Hardmode survival

Hardmode survival servers lock in Minecraft on Hard difficulty and let the consequences drive the experience. Nights stay dangerous longer, hunger and chip damage add up, and small mistakes tend to cascade. Routine jobs like your first cave branch, an early village trip, or a quick Nether grab stop being casual errands and start being planned runs.

The loop is still survival Minecraft, but priorities shift toward prevention. A defensible shelter, disciplined lighting, and stable food come early. Armor, shields, and enchanting are not luxury upgrades; they are what turns exploration from a gamble into progress. One creeper, a bad corner in a mineshaft, or a rough Nether entry can mean a real gear loss and an hour of recovery.

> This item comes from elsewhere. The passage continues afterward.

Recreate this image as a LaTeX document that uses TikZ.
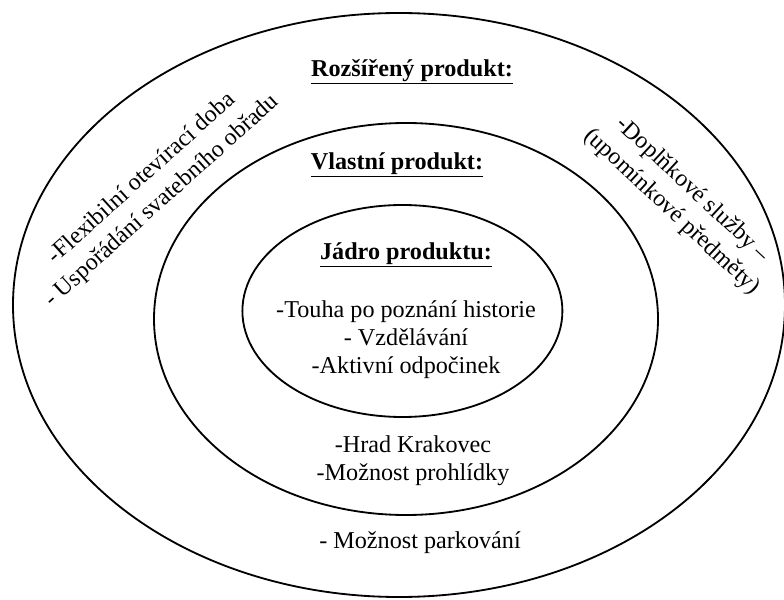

Hard difficulty also reshapes how people cooperate. Players group up for fortress scouting, blaze rods, and wither skeleton farming because solo impatience gets punished. Shared infrastructure forms naturally: protected villages, safe paths and nether hubs, public farms, and trading that helps people re-gear. Trust has weight when recovery costs time and resources.

The appeal is tension without needing custom gimmicks. You still get the freedom of long-term building, but upgrades feel earned under pressure, and bases feel secure because they were engineered to be. Even late game, the mood stays grounded: you plan routes, bring backups, and treat every expedition as something that can go sideways.